Can You Settle a Personal Loan for Less Than the Full Balance?
Settling a debt for less than what’s owed sounds like a shortcut worth taking any time money is tight, but lenders don’t generally offer it as a first option — it tends to become available only after a loan has gone seriously off track.
The short answer
Yes, some lenders will accept a reduced lump-sum payment to close out a personal loan, but this typically only becomes a realistic option after significant delinquency, often once an account is several months past due or has been sent to collections. Settling isn’t a routine negotiation available to anyone who asks — it comes with real credit and possible tax consequences that are worth understanding before pursuing it.
When settlement becomes an option
Lenders generally prefer to collect the full balance over time through normal payments, since that’s the arrangement the loan was built around. A settlement offer usually only enters the picture once a lender has concluded that full repayment is unlikely — for instance, after a series of missed payments, once an account has been charged off, or after it’s been placed with a debt collector. At that point, the original creditor or a collection agency may be willing to accept a reduced amount, often a percentage of the remaining balance, in exchange for closing the account rather than continuing to pursue a struggling borrower for the full amount over an extended period. This dynamic is similar to how credit card debt settlement tends to work, though the willingness to settle and the typical discount can vary by lender and loan type.
The credit consequences
Settling for less than the full balance is reported differently than a normal payoff. Instead of showing as “paid in full,” the account is typically reported as “settled” or “paid, less than full balance,” which is a negative mark that can weigh on a credit report for years. This is a meaningfully worse outcome, from a credit standpoint, than paying the loan off as agreed — debt settlement generally affects credit more than most people expect going in, partly because the missed payments leading up to the settlement have usually already done damage before the settlement itself is reached.
The tax consequences
There’s a less obvious cost to settling: the difference between what was owed and what was actually paid can sometimes be treated as taxable income. When a lender forgives a meaningful portion of a debt, that forgiven amount may need to be reported, since forgiven debt can be considered taxable income under certain circumstances, with some exceptions depending on the situation. This is a detail that’s easy to overlook in the moment — someone focused on getting out from under a balance can be caught off guard by a tax form arriving the following year for an amount they never actually received as cash.
What to weigh
Before pursuing a settlement, it’s worth understanding the full sequence: how delinquent the account typically needs to be before a lender will negotiate, what percentage of the balance is realistic to expect, how the settlement will be reported, and whether the forgiven amount could create a tax obligation.

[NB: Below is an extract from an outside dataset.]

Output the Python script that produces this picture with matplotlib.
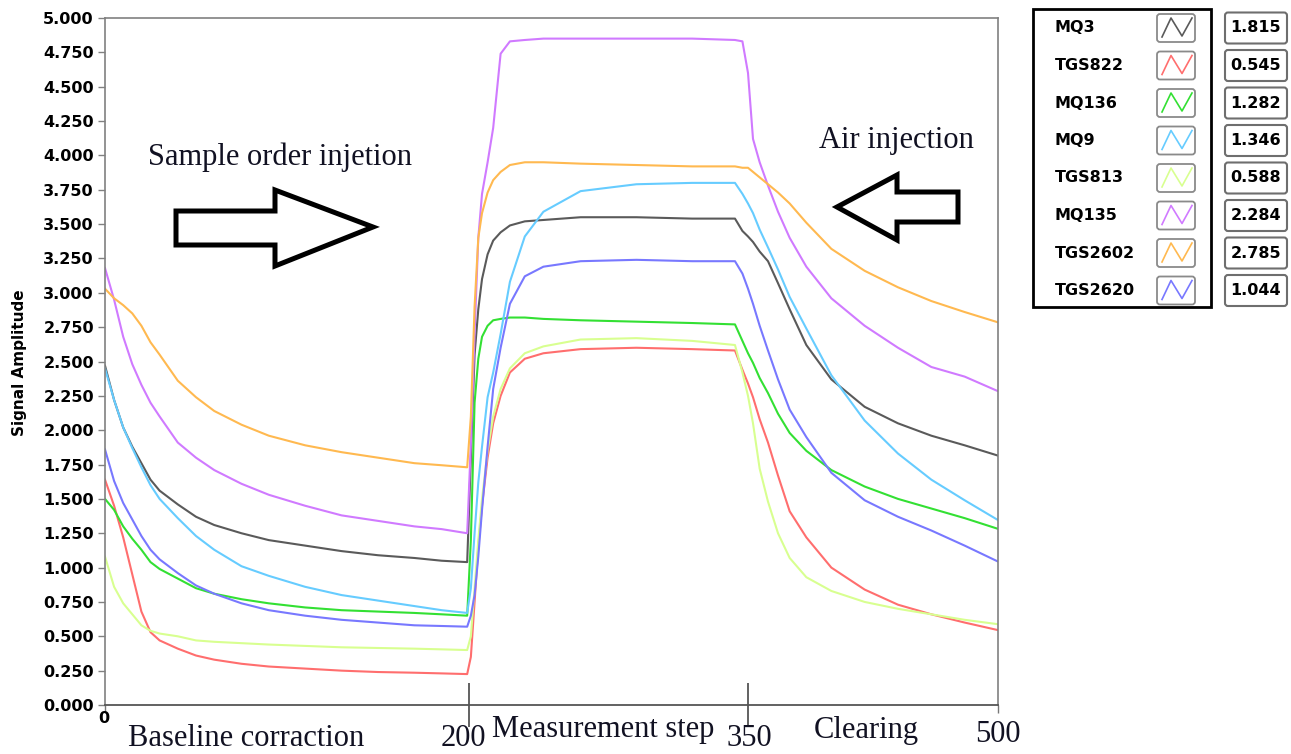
import numpy as np
import matplotlib
matplotlib.use("Agg")
import matplotlib.pyplot as plt
from matplotlib import transforms
from matplotlib.patches import Polygon, Rectangle, FancyBboxPatch
from matplotlib.lines import Line2D

W, H = 1291, 754

# time axis (samples) shared by all sensors
t = [0, 5, 10, 15, 20, 25, 30, 40, 50, 60, 75, 90, 110, 130, 150, 170, 185, 199,
     201, 203, 205, 207, 210, 213, 217, 222, 230, 240, 260, 290, 320, 343,
     347, 350, 353, 357, 362, 368, 375, 385, 400, 420, 440, 460, 480, 500]

mq3 = [2.47, 2.22, 2.02, 1.88, 1.76, 1.64, 1.56, 1.46, 1.37, 1.31, 1.25, 1.20, 1.16, 1.12, 1.09, 1.07, 1.05, 1.04,
       1.80, 2.55, 2.88, 3.10, 3.28, 3.38, 3.44, 3.49, 3.52, 3.53, 3.55, 3.55, 3.54, 3.54,
       3.45, 3.41, 3.37, 3.30, 3.23, 3.07, 2.88, 2.62, 2.37, 2.17, 2.05, 1.96, 1.89, 1.815]
tgs822 = [1.64, 1.45, 1.22, 0.95, 0.68, 0.53, 0.47, 0.41, 0.36, 0.33, 0.30, 0.28, 0.265, 0.25, 0.24, 0.235, 0.23, 0.225,
          0.35, 0.75, 1.15, 1.45, 1.80, 2.05, 2.25, 2.42, 2.52, 2.56, 2.59, 2.60, 2.59, 2.58,
          2.44, 2.34, 2.24, 2.08, 1.91, 1.67, 1.41, 1.22, 1.00, 0.84, 0.73, 0.66, 0.60, 0.545]
mq136 = [1.50, 1.42, 1.30, 1.21, 1.13, 1.04, 0.99, 0.92, 0.85, 0.81, 0.77, 0.74, 0.71, 0.69, 0.68, 0.67, 0.66, 0.65,
         1.20, 2.20, 2.52, 2.68, 2.76, 2.80, 2.81, 2.82, 2.82, 2.81, 2.80, 2.79, 2.78, 2.77,
         2.65, 2.56, 2.49, 2.38, 2.27, 2.12, 1.98, 1.85, 1.71, 1.59, 1.50, 1.43, 1.36, 1.282]
mq9 = [2.45, 2.22, 2.02, 1.87, 1.73, 1.60, 1.50, 1.36, 1.23, 1.13, 1.01, 0.94, 0.86, 0.80, 0.76, 0.72, 0.69, 0.67,
       0.85, 1.25, 1.62, 1.88, 2.24, 2.42, 2.70, 3.08, 3.41, 3.59, 3.74, 3.79, 3.80, 3.80,
       3.72, 3.65, 3.58, 3.46, 3.33, 3.17, 2.97, 2.74, 2.40, 2.07, 1.83, 1.64, 1.49, 1.346]
tgs813 = [1.08, 0.86, 0.74, 0.66, 0.58, 0.54, 0.52, 0.50, 0.47, 0.46, 0.45, 0.44, 0.43, 0.42, 0.415, 0.41, 0.405, 0.40,
          0.50, 0.85, 1.20, 1.50, 1.85, 2.10, 2.30, 2.45, 2.56, 2.61, 2.66, 2.67, 2.65, 2.62,
          2.42, 2.25, 2.05, 1.72, 1.48, 1.25, 1.07, 0.93, 0.83, 0.75, 0.70, 0.66, 0.62, 0.588]
mq135 = [3.18, 2.95, 2.68, 2.48, 2.33, 2.20, 2.10, 1.91, 1.80, 1.71, 1.61, 1.53, 1.45, 1.38, 1.34, 1.30, 1.28, 1.25,
         1.90, 2.70, 3.40, 3.72, 3.95, 4.20, 4.74, 4.83, 4.84, 4.85, 4.85, 4.85, 4.85, 4.84,
         4.83, 4.60, 4.12, 3.95, 3.78, 3.59, 3.40, 3.19, 2.96, 2.76, 2.60, 2.46, 2.39, 2.284]
tgs2602 = [3.03, 2.96, 2.91, 2.85, 2.76, 2.64, 2.55, 2.36, 2.24, 2.14, 2.04, 1.96, 1.89, 1.84, 1.80, 1.76, 1.745, 1.73,
           2.10, 2.90, 3.40, 3.58, 3.73, 3.82, 3.88, 3.93, 3.95, 3.95, 3.94, 3.93, 3.92, 3.92,
           3.91, 3.91, 3.88, 3.84, 3.79, 3.73, 3.65, 3.51, 3.32, 3.16, 3.04, 2.94, 2.86, 2.785]
tgs2620 = [1.86, 1.63, 1.47, 1.35, 1.23, 1.13, 1.06, 0.96, 0.87, 0.81, 0.74, 0.69, 0.65, 0.62, 0.60, 0.58, 0.575, 0.57,
           0.65, 0.80, 1.08, 1.42, 1.88, 2.30, 2.60, 2.92, 3.12, 3.19, 3.23, 3.24, 3.23, 3.23,
           3.14, 3.03, 2.92, 2.76, 2.58, 2.37, 2.15, 1.95, 1.69, 1.49, 1.37, 1.27, 1.16, 1.044]

sensors = ["MQ3", "TGS822", "MQ136", "MQ9", "TGS813", "MQ135", "TGS2602", "TGS2620"]
series = [mq3, tgs822, mq136, mq9, tgs813, mq135, tgs2602, tgs2620]
colors = ["#5a5a5a", "#ff6e6e", "#33e033", "#66ccff", "#d8ff90", "#d07aff", "#ffb950", "#7878ff"]

y_ticks = np.arange(0, 5.001, 0.25)
phase_ticks = [200, 350]

# the phases are not drawn to the same width in the original: piecewise linear x scale
phase_edges = [0, 200, 350, 500]
phase_span = [0, 364, 643, 893]

def fwd(x):
    return np.interp(x, phase_edges, phase_span)

def inv(x):
    return np.interp(x, phase_span, phase_edges)

SERIF = "Liberation Serif"
SANS = "DejaVu Sans"

fig = plt.figure(figsize=(W / 100, H / 100), dpi=100)
ax = fig.add_axes([105 / W, 1 - 705 / H, (998 - 105) / W, (705 - 18) / H])
ax.set_xscale("function", functions=(fwd, inv))

for name, vals, c in zip(sensors, series, colors):
    ax.plot(t, vals, color=c, lw=1.5, label=name)

ax.set_xlim(0, 500)
ax.set_ylim(0, 5)
ax.set_yticks(y_ticks)
ax.set_yticklabels([f"{v:.3f}" for v in y_ticks], fontweight="bold", fontsize=11.5, family=SANS)
ax.tick_params(axis="y", direction="out", length=5, width=1, color="#808080", pad=3)

ax.set_xticks(phase_ticks)
ax.set_xticklabels([])
ax.tick_params(axis="x", which="major", direction="inout", length=32, width=1.3, color="#555555")
ax.set_xticks([0, 500], minor=True)
ax.set_xticklabels([], minor=True)
ax.tick_params(axis="x", which="minor", direction="out", length=6, width=1, color="#777777")

for side in ["left", "top", "right"]:
    ax.spines[side].set_color("#808080")
    ax.spines[side].set_linewidth(1.2)
ax.spines["bottom"].set_color("#555555")
ax.spines["bottom"].set_linewidth(1.3)

# pixel helper: (x, y from top) -> figure fraction
def px(x, y):
    return x / W, 1 - y / H

pix = transforms.Affine2D().scale(1 / W, 1 / H) + fig.transFigure

fig.text(*px(20, 363), "Signal Amplitude", rotation=90, fontsize=11, fontweight="bold",
         family=SANS, ha="center", va="center")

# x axis labels
fig.text(*px(104, 723), "0", fontsize=11.5, fontweight="bold", family=SANS, ha="center", va="baseline")
for s, x, y in [("Baseline corraction", 246, 746), ("200", 463, 746), ("Measurement step", 603, 737),
                ("350", 749, 746), ("Clearing", 866, 738), ("500", 998, 742)]:
    fig.text(*px(x, y), s, fontsize=22, family=SERIF, ha="center", va="baseline", color="#111122")

fig.text(*px(280, 165), "Sample order injetion", fontsize=22, family=SERIF, ha="center",
         va="baseline", color="#111122")
fig.text(*px(896, 148), "Air injection", fontsize=22, family=SERIF, ha="center",
         va="baseline", color="#111122")

# outline arrows
right_arrow = [(176, 211), (275, 211), (275, 190), (373, 227), (275, 266), (275, 245), (176, 245)]
left_arrow = [(837, 207), (897, 175), (897, 192), (958, 192), (958, 222), (897, 222), (897, 240)]
for pts in (right_arrow, left_arrow):
    fig.patches.append(Polygon([(x, H - y) for x, y in pts], closed=True, transform=pix,
                               facecolor="white", edgecolor="black", lw=3.6, joinstyle="miter"))

# legend panel
fig.patches.append(Rectangle((1033, H - 307), 178, 298, transform=pix, fill=False,
                             edgecolor="black", lw=2))
for i, (name, vals, c) in enumerate(zip(sensors, series, colors)):
    yc = 28 + i * 37.5
    fig.text(*px(1055, yc), name, fontsize=11.5, fontweight="bold", family=SANS,
             ha="left", va="center")
    fig.patches.append(FancyBboxPatch((1157, H - yc - 14), 38, 28, transform=pix,
                                      boxstyle="round,pad=0,rounding_size=3",
                                      facecolor="white", edgecolor="#8a8a8a", lw=1.3))
    zx = [1162, 1171, 1182, 1192]
    zy = [yc + 9, yc - 10, yc + 8, yc - 10]
    fig.lines.append(Line2D(zx, [H - y for y in zy], transform=pix, color=c, lw=1.2))
    fig.patches.append(FancyBboxPatch((1225, H - yc - 15.5), 62, 31, transform=pix,
                                      boxstyle="round,pad=0,rounding_size=3",
                                      facecolor="white", edgecolor="#6e6e6e", lw=1.5))
    fig.text(*px(1256, yc), f"{vals[-1]:.3f}", fontsize=11.5, fontweight="bold", family=SANS,
             ha="center", va="center")

fig.savefig("out.png", dpi=100)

It’s also worth checking whether the statute of limitations on the debt is relevant to the situation, since that affects how much leverage exists on either side of the negotiation. None of this is assured to go smoothly, and settlement is generally considered after other options — like a hardship program directly with the original lender — have been explored.
The bottom line
A reduced payoff is a real possibility on a struggling personal loan, but it’s a late-stage option rather than an early one, and it trades a lower balance for a credit hit and a possible tax bill. Anyone facing that choice is generally better served by understanding the tradeoffs fully rather than treating settlement as simply a discount.